Boston, MA 09/24/2014 (wallstreetpr) – Wells Fargo & Co (NYSE:WFC) (Closed: 52.10 Down: 1.51%) dropped for the third straight session after the news of the company paying $5 million in settlement to the US regulatory accusation of insider trading. The hard stance of the SEC against the company has obviously not taken well by the market and the last candlestick formation of the Three Black Crows, created in the last 3 sessions testify to that. This pattern is one of the best performing patterns with a success rate as high as 78%, though a pullback or a retracement bounce can’t be ruled out. The jump in volume to 20.3 million against the average of 13.3 million also shows the sellers’ interest.

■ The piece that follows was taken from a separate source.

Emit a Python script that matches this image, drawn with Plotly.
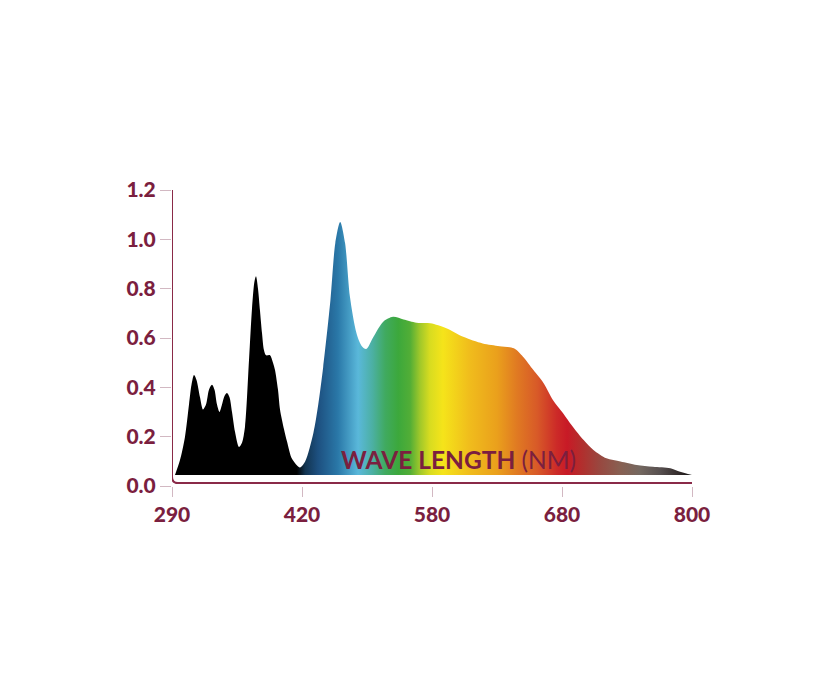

In the daily charts, we can see the last rally from the August low of $49.47 to the September high of $53.80 to be nicely divided in to 3 distinct phases. The first phase ended at the high of $51.75, then the second phase of correction ended at the low of $51 and the third phase of a near equal rally, compared to the first, ended at $53.80. This subdivision strongly points to the possibility of an Irregular Flat in action with the July high of $53.08 being the actual top with the latest September higher high at $53.80 being the end point of the corrective rally. According to the Elliott Wave theory, the final leg of the correction has begun for a minimum target of $50.19, nearly coinciding with the channel support near $50.00-$49.75.
The bearish sentiment gets a boost from the current state of the indicators. Not only the last rally from $49.47 saw decreasing volume, it also created very clear negative divergences in both RSI & MACD on the weekly charts. So the best hope for the bulls would be to limit the drop to $50. Otherwise a break below $50 may certainly threaten the entire uptrend and open deeper targets of $46 or even $44.